大阪出身・近畿大学4年 山岸茶太郎さん:
双海の海でとれたイリコからだしをとって、しょうゆと塩で味付けしている。シンプルなんですけどだいぶ優しめの味で、どこか昔懐かしい味も感じる中華そばになっているかなと思います。
常連のお客さん:
僕、ここのおばあちゃんがやってた時に来てたんですよ、10年くらい前
大阪出身・近畿大学4年 山岸茶太郎さん:
薄かったやつが…
常連のお客さん:
そうそう、しまりが良くなった
こうした常連さんとの何気ないやり取りや、愛ある叱咤(しった)激励も、茶太郎さんがこの場所を愛する理由の1つだ。
破天荒にもみえる二重生活に両親は…
愛媛と大阪の二重生活を送る茶太郎さんは、週1で大阪の大学に通っている。
大阪出身・近畿大学4年 山岸茶太郎さん:
今から大阪に帰りたいと思います。
この日は大学の講義を受けに、なんと8時間かけて車で大阪へ向かう。
―ー大変じゃないですか?
大阪出身・近畿大学4年 山岸茶太郎さん:
もう慣れました、8時間運転。最初の前期は徳島とかで車中泊しなやってられへんかったんですけど、この後期9月くらいから体が慣れてきた。
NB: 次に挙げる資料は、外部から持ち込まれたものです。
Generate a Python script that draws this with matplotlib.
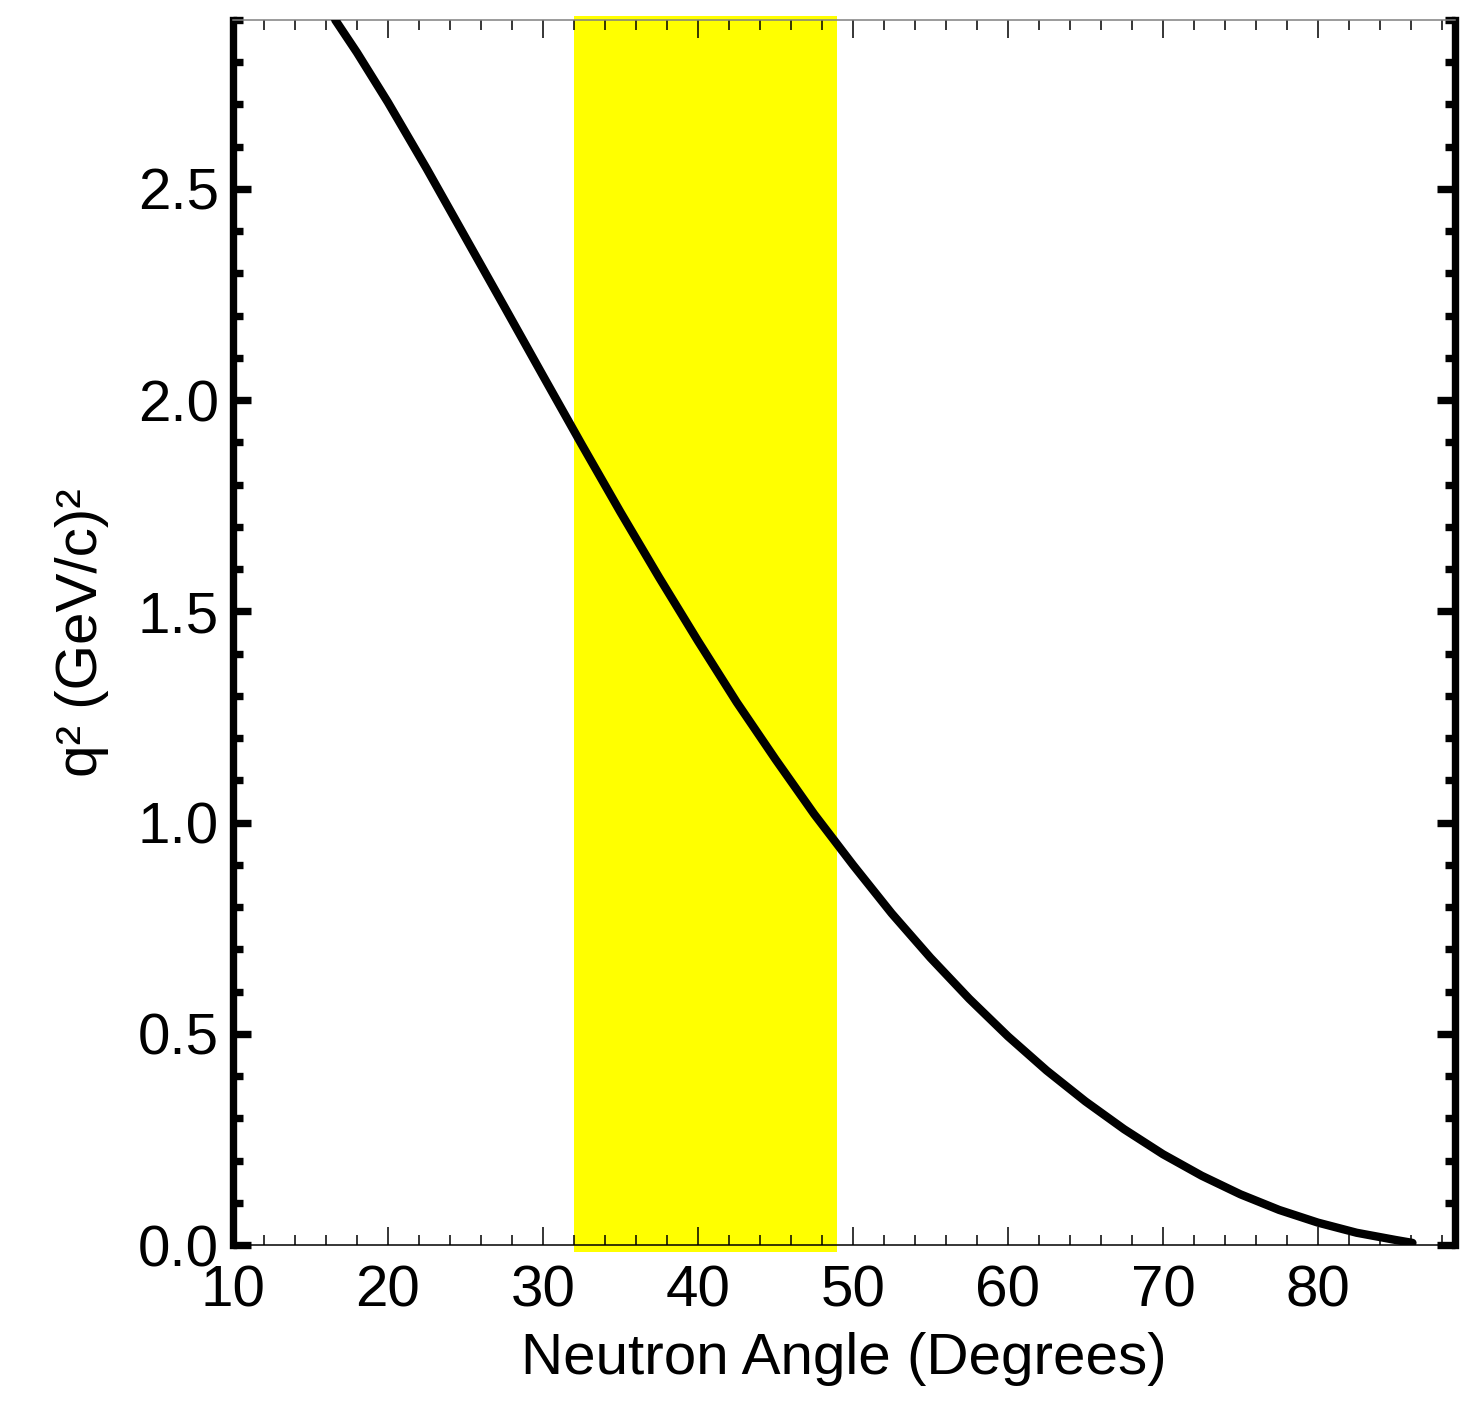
import numpy as np
import matplotlib.pyplot as plt
from matplotlib.ticker import MultipleLocator

plt.rcParams['font.family'] = ['Liberation Sans', 'DejaVu Sans']

# curve
angle = [16.6, 18.0, 20.0, 22.5, 25.0, 27.5, 30.0, 32.5, 35.0, 37.5,
         40.0, 42.5, 45.0, 47.5, 50.0, 52.5, 55.0, 57.5, 60.0, 62.5,
         65.0, 67.5, 70.0, 72.5, 75.0, 77.5, 80.0, 82.5, 85.0, 86.1]
q2 = [2.90, 2.823, 2.705, 2.548, 2.385, 2.222, 2.058, 1.895, 1.735, 1.58,
      1.43, 1.285, 1.15, 1.02, 0.90, 0.785, 0.68, 0.583, 0.494, 0.413,
      0.34, 0.274, 0.215, 0.164, 0.12, 0.083, 0.053, 0.029, 0.012, 0.005]

band_lo, band_hi = 32, 49
xmin, xmax = 10, 88.85
ymin, ymax = 0, 2.9

fig = plt.figure(figsize=(14.81, 14.18), dpi=100)
ax = fig.add_axes([0.1573, 0.1220, 0.9825 - 0.1573, 0.9859 - 0.1220])

ax.axvspan(band_lo, band_hi, ymin=-0.006, ymax=1.003, color='#ffff00',
           lw=0, zorder=1, clip_on=False)
ax.plot(angle, q2, color='black', lw=6, solid_capstyle='round',
        solid_joinstyle='round', zorder=3)

ax.set_xlim(xmin, xmax)
ax.set_ylim(ymin, ymax)

ax.xaxis.set_major_locator(MultipleLocator(10))
ax.xaxis.set_minor_locator(MultipleLocator(2))
ax.yaxis.set_major_locator(MultipleLocator(0.5))
ax.yaxis.set_minor_locator(MultipleLocator(0.1))
ax.yaxis.set_major_formatter(plt.FormatStrFormatter('%.1f'))

# thick left/right frame, thin top/bottom
for side in ['left', 'right']:
    ax.spines[side].set_linewidth(5.3)
    ax.spines[side].set_color('black')
ax.spines['bottom'].set_linewidth(1.1)
ax.spines['top'].set_linewidth(1.1)
ax.spines['top'].set_color('#808080')

ax.tick_params(axis='y', which='both', direction='in', left=True, right=True,
               width=5.3, color='black', labelsize=42, pad=10)
ax.tick_params(axis='y', which='major', length=13)
ax.tick_params(axis='y', which='minor', length=7.5)
ax.tick_params(axis='x', which='both', direction='in', bottom=True, top=True,
               width=1.1, color='black', labelsize=42, pad=14)
ax.tick_params(axis='x', which='major', length=13)
ax.tick_params(axis='x', which='minor', length=7.5)
# top ticks are grey like the top frame line
for tk in ax.xaxis.get_major_ticks() + ax.xaxis.get_minor_ticks():
    tk.tick2line.set_color('#808080')

ax.set_xlabel('Neutron Angle (Degrees)', fontsize=42, labelpad=10)
ax.set_ylabel('q² (GeV/c)²', fontsize=42, labelpad=21)

fig.savefig('out.png', dpi=100)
一見、破天荒にも思えるこの二重生活だが、茶太郎さんのご両親も後押ししてくれたという。
大阪出身・近畿大学4年 山岸茶太郎さん:
愛媛に来ることの抵抗は何もなくて親が。「就職よりお前のやりたいこと見つけてやれ」的な感じで、僕は愛媛来るっていうのも2日前に言ったんですけど、「お前がそうやって愛媛行ってくれる方が、俺は嬉しいわ」みたいに言ってくれて。僕もこんなんやると思ってなかったんで、喫茶店で料理やるとか、ゲストハウスで働くとか、全く考えてなかったんでそれもまたおもろいなって思います。
愛媛での生活も残りわずか… 茶太郎さん将来の目標とは
愛媛にきて8カ月、茶太郎さんの一番のお気に入りの場所がある。喫茶ポパイの屋上だ。
大阪出身・近畿大学4年 山岸茶太郎さん:
ポパイの屋上は高いところにあるので、海が全部見渡せて山もあって、この開放感が抜群にリラックスできる。
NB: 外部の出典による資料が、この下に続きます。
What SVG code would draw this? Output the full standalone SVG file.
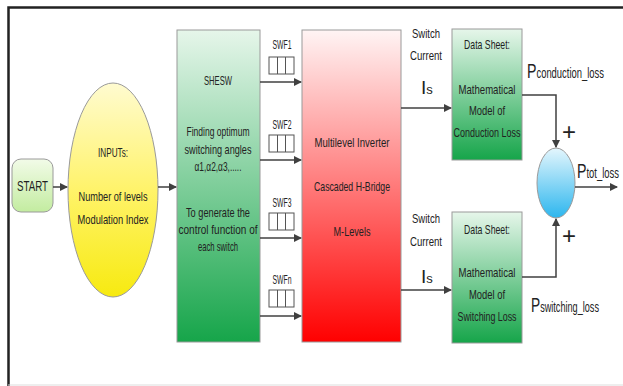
<svg xmlns="http://www.w3.org/2000/svg" width="623" height="386" viewBox="0 0 623 386">
<defs>
<linearGradient id="gStart" x1="0" y1="0" x2="0" y2="1"><stop offset="0" stop-color="#f2fbe8"/><stop offset="1" stop-color="#c3eca0"/></linearGradient>
<linearGradient id="gYel" x1="0" y1="0" x2="0" y2="1"><stop offset="0" stop-color="#fffbd0"/><stop offset="0.5" stop-color="#fff36a"/><stop offset="1" stop-color="#f7ea10"/></linearGradient>
<linearGradient id="gGreen" x1="0" y1="0" x2="0" y2="1"><stop offset="0" stop-color="#e6f6ea"/><stop offset="1" stop-color="#16a54a"/></linearGradient>
<linearGradient id="gRed" x1="0" y1="0" x2="0" y2="1"><stop offset="0" stop-color="#fff4f4"/><stop offset="1" stop-color="#ff0000"/></linearGradient>
<linearGradient id="gBlue" x1="0" y1="0" x2="0" y2="1"><stop offset="0" stop-color="#e4f6fd"/><stop offset="1" stop-color="#2cb6ee"/></linearGradient>
<marker id="arr" markerWidth="8" markerHeight="8" refX="7" refY="4" orient="auto" markerUnits="userSpaceOnUse"><path d="M0,0 L8,4 L0,8 Z" fill="#404040"/></marker>
</defs>
<style>
text{font-family:"Liberation Sans",Arial,sans-serif;fill:#222;text-anchor:middle;font-size:13px}
.box{stroke:#9a9a9a;stroke-width:1}
.ln{fill:none;stroke:#404040;stroke-width:1.5}
.big{font-size:21px;text-anchor:start}
.sub{font-size:14px}
.is{font-size:19px;text-anchor:start}
.iss{font-size:13px}
.plus{font-size:24px;text-anchor:middle}
.cell{fill:#fff;stroke:#555;stroke-width:1}
</style>
<rect x="0" y="0" width="623" height="386" fill="#fff"/>
<path d="M8.5,386 V7.5 H623" fill="none" stroke="#222" stroke-width="2.5"/>
<line x1="8" y1="385" x2="623" y2="385" stroke="#ddd" stroke-width="1"/>

<g id="start"><rect class="box" x="12" y="159" width="41" height="53" rx="9" fill="url(#gStart)"/><text x="32.5" y="191" style="font-size:14px" textLength="31" lengthAdjust="spacingAndGlyphs">START</text></g>
<g id="inputs"><ellipse class="box" cx="113" cy="190" rx="45" ry="107" fill="url(#gYel)"/>
<text x="113" y="157" textLength="30" lengthAdjust="spacingAndGlyphs">INPUTs:</text>
<text x="113" y="201" textLength="69" lengthAdjust="spacingAndGlyphs">Number of levels</text>
<text x="113" y="224" textLength="71" lengthAdjust="spacingAndGlyphs">Modulation Index</text></g>
<g id="shesw"><rect class="box" x="177" y="30" width="83" height="312" fill="url(#gGreen)"/>
<text x="218" y="85" textLength="28" lengthAdjust="spacingAndGlyphs">SHESW</text>
<text x="218" y="136" textLength="63" lengthAdjust="spacingAndGlyphs">Finding optimum</text>
<text x="218" y="154" textLength="67" lengthAdjust="spacingAndGlyphs">switching angles</text>
<text x="218" y="171" textLength="47" lengthAdjust="spacingAndGlyphs">α1,α2,α3,.....</text>
<text x="218" y="217" textLength="64" lengthAdjust="spacingAndGlyphs">To generate the</text>
<text x="218" y="234" textLength="79" lengthAdjust="spacingAndGlyphs">control function of</text>
<text x="218" y="251" textLength="40" lengthAdjust="spacingAndGlyphs">each switch</text></g>
<g id="inverter"><rect class="box" x="302" y="30" width="99" height="312" fill="url(#gRed)"/>
<text x="352" y="147" textLength="75" lengthAdjust="spacingAndGlyphs">Multilevel Inverter</text>
<text x="352" y="191" textLength="76" lengthAdjust="spacingAndGlyphs">Cascaded H-Bridge</text>
<text x="352" y="236" textLength="37" lengthAdjust="spacingAndGlyphs">M-Levels</text></g>
<g id="conduction"><rect class="box" x="452" y="29" width="70" height="131" fill="url(#gGreen)"/>
<text x="487" y="49" textLength="46" lengthAdjust="spacingAndGlyphs">Data Sheet:</text>
<text x="487" y="94" textLength="57" lengthAdjust="spacingAndGlyphs">Mathematical</text>
<text x="487" y="115" textLength="36" lengthAdjust="spacingAndGlyphs">Model of</text>
<text x="487" y="137" textLength="67" lengthAdjust="spacingAndGlyphs">Conduction Loss</text></g>
<g id="switching"><rect class="box" x="452" y="212" width="70" height="131" fill="url(#gGreen)"/>
<text x="487" y="234" textLength="46" lengthAdjust="spacingAndGlyphs">Data Sheet:</text>
<text x="487" y="277" textLength="57" lengthAdjust="spacingAndGlyphs">Mathematical</text>
<text x="487" y="299" textLength="36" lengthAdjust="spacingAndGlyphs">Model of</text>
<text x="487" y="321" textLength="59" lengthAdjust="spacingAndGlyphs">Switching Loss</text></g>
<g id="sum"><ellipse class="box" cx="556" cy="183" rx="19" ry="35" fill="url(#gBlue)"/></g>

<g id="swf">
<text x="282" y="49" textLength="19" lengthAdjust="spacingAndGlyphs">SWF1</text><rect class="cell" x="269" y="57" width="25" height="17"/><path d="M277.5,57V74M285.5,57V74" stroke="#555"/>
<text x="282" y="129" textLength="19" lengthAdjust="spacingAndGlyphs">SWF2</text><rect class="cell" x="269" y="135" width="25" height="17"/><path d="M277.5,135V152M285.5,135V152" stroke="#555"/>
<text x="282" y="207" textLength="19" lengthAdjust="spacingAndGlyphs">SWF3</text><rect class="cell" x="269" y="213" width="25" height="17"/><path d="M277.5,213V230M285.5,213V230" stroke="#555"/>
<text x="282" y="284" textLength="19" lengthAdjust="spacingAndGlyphs">SWFn</text><rect class="cell" x="269" y="290" width="25" height="17"/><path d="M277.5,290V307M285.5,290V307" stroke="#555"/>
</g>

<g id="connectors">
<line class="ln" x1="53" y1="187" x2="67" y2="187" marker-end="url(#arr)"/>
<line class="ln" x1="158" y1="187" x2="176" y2="187" marker-end="url(#arr)"/>
<line class="ln" x1="260" y1="82" x2="301" y2="82" marker-end="url(#arr)"/>
<line class="ln" x1="260" y1="160" x2="301" y2="160" marker-end="url(#arr)"/>
<line class="ln" x1="260" y1="238" x2="301" y2="238" marker-end="url(#arr)"/>
<line class="ln" x1="260" y1="316" x2="301" y2="316" marker-end="url(#arr)"/>
<line class="ln" x1="401" y1="108" x2="451" y2="108" marker-end="url(#arr)"/>
<line class="ln" x1="401" y1="290" x2="451" y2="290" marker-end="url(#arr)"/>
<polyline class="ln" points="522,95 556,95 556,147" marker-end="url(#arr)"/>
<polyline class="ln" points="522,277 556,277 556,219" marker-end="url(#arr)"/>
<line class="ln" x1="575" y1="187" x2="617" y2="187" marker-end="url(#arr)"/>
</g>

<g id="labels">
<text x="426" y="38" textLength="28" lengthAdjust="spacingAndGlyphs">Switch</text>
<text x="426" y="60" textLength="32" lengthAdjust="spacingAndGlyphs">Current</text>
<text x="421" y="94" class="is">I<tspan class="iss">s</tspan></text>
<text x="426" y="223" textLength="28" lengthAdjust="spacingAndGlyphs">Switch</text>
<text x="426" y="246" textLength="32" lengthAdjust="spacingAndGlyphs">Current</text>
<text x="421" y="283" class="is">I<tspan class="iss">s</tspan></text>
<text x="527" y="78" class="big" textLength="77" lengthAdjust="spacingAndGlyphs">P<tspan class="sub">conduction_loss</tspan></text>
<text x="531" y="312" class="big" textLength="68" lengthAdjust="spacingAndGlyphs">P<tspan class="sub">switching_loss</tspan></text>
<text x="577" y="178" class="big" textLength="42" lengthAdjust="spacingAndGlyphs">P<tspan class="sub">tot_loss</tspan></text>
<text x="569" y="140" class="plus">+</text>
<text x="569" y="244" class="plus">+</text>
</g>
</svg>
愛媛での生活も残りわずか。茶太郎さんにこれからの目標を聞いた。
大阪出身・近畿大学4年 山岸茶太郎さん:
日本の田舎で外国人向けにツアーガイドをやりたくて、双海にきたおかげで僕の将来の道が見えたんでめっちゃよかったなと思います。お世話になってるんで第二の家みたいな感じ。夏休みとか時間あれば、双海に帰ってこようとは思ってます。
双海の二重生活で得た出会いと経験がどんな風に未来を彩っていくのか、その可能性は無限大だ。